### GIVEN PROBLEM
Take the listing from its first line through the line that contains "(0,0) rectangle (1457,649);" and please retype those lines exactly, leaving out the pictures.

### RAW DATA
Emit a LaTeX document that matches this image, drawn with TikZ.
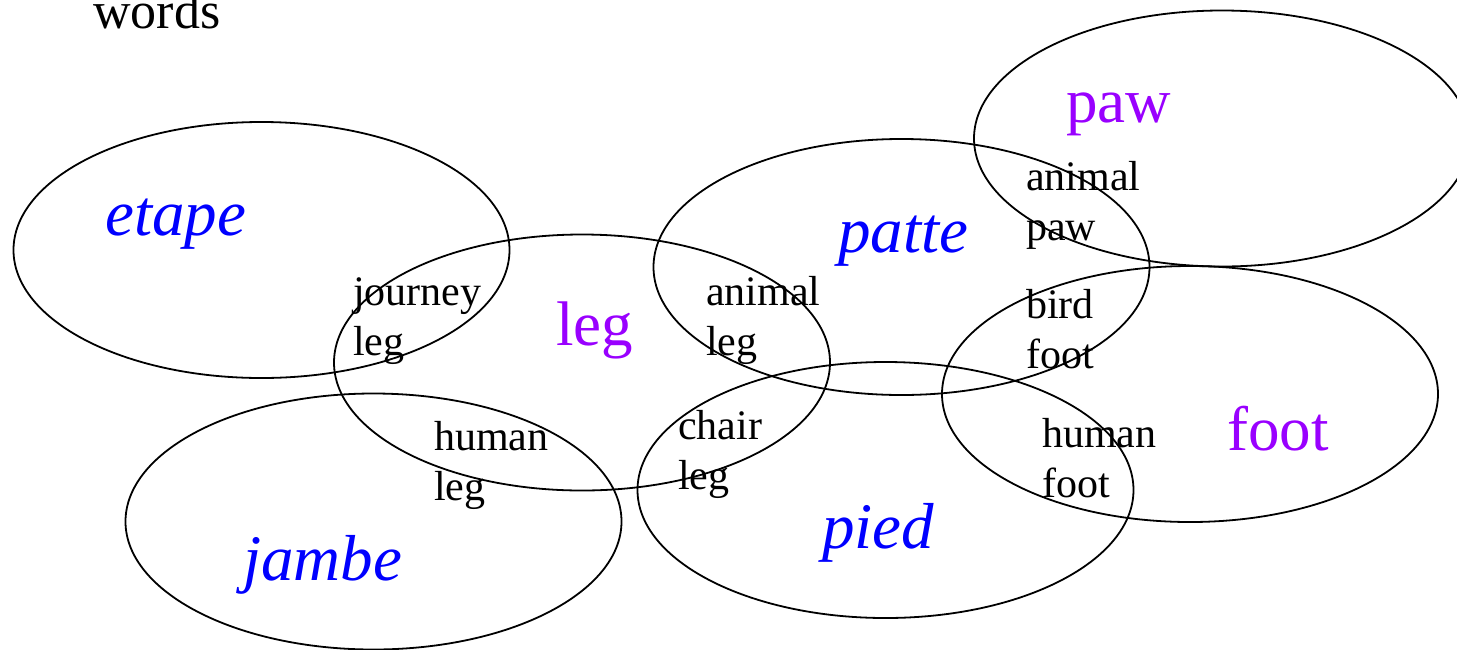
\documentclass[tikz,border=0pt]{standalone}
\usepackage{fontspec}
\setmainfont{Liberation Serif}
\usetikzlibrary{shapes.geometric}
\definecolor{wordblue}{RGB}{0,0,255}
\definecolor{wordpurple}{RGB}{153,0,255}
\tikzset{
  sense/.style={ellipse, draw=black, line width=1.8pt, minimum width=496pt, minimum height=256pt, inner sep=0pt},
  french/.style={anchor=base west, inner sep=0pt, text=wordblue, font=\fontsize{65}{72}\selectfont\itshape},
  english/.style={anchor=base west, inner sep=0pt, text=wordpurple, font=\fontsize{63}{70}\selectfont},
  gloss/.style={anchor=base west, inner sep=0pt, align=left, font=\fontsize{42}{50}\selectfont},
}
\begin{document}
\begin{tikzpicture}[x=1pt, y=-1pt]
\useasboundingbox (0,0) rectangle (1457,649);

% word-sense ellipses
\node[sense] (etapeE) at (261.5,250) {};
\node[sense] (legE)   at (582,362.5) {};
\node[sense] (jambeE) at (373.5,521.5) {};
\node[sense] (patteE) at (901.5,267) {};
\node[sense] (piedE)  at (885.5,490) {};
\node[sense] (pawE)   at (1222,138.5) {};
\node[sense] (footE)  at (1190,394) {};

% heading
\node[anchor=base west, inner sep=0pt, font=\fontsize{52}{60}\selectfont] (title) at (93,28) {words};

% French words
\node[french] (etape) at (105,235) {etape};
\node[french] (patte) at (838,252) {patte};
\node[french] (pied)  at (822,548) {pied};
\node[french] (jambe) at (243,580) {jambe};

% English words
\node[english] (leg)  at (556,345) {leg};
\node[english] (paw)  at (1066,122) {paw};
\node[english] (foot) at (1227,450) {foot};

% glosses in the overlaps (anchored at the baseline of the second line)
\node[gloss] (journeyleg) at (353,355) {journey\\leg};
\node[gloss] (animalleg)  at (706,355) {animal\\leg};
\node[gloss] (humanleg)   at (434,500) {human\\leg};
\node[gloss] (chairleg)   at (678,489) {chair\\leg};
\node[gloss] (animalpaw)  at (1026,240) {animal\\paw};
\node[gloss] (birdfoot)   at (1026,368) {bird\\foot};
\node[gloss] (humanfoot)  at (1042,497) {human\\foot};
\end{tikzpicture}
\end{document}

### RESPONSE TO THE EXERCISE
Emit a LaTeX document that matches this image, drawn with TikZ.
\documentclass[tikz,border=0pt]{standalone}
\usepackage{fontspec}
\setmainfont{Liberation Serif}
\usetikzlibrary{shapes.geometric}
\definecolor{wordblue}{RGB}{0,0,255}
\definecolor{wordpurple}{RGB}{153,0,255}
\tikzset{
  sense/.style={ellipse, draw=black, line width=1.8pt, minimum width=496pt, minimum height=256pt, inner sep=0pt},
  french/.style={anchor=base west, inner sep=0pt, text=wordblue, font=\fontsize{65}{72}\selectfont\itshape},
  english/.style={anchor=base west, inner sep=0pt, text=wordpurple, font=\fontsize{63}{70}\selectfont},
  gloss/.style={anchor=base west, inner sep=0pt, align=left, font=\fontsize{42}{50}\selectfont},
}
\begin{document}
\begin{tikzpicture}[x=1pt, y=-1pt]
\useasboundingbox (0,0) rectangle (1457,649);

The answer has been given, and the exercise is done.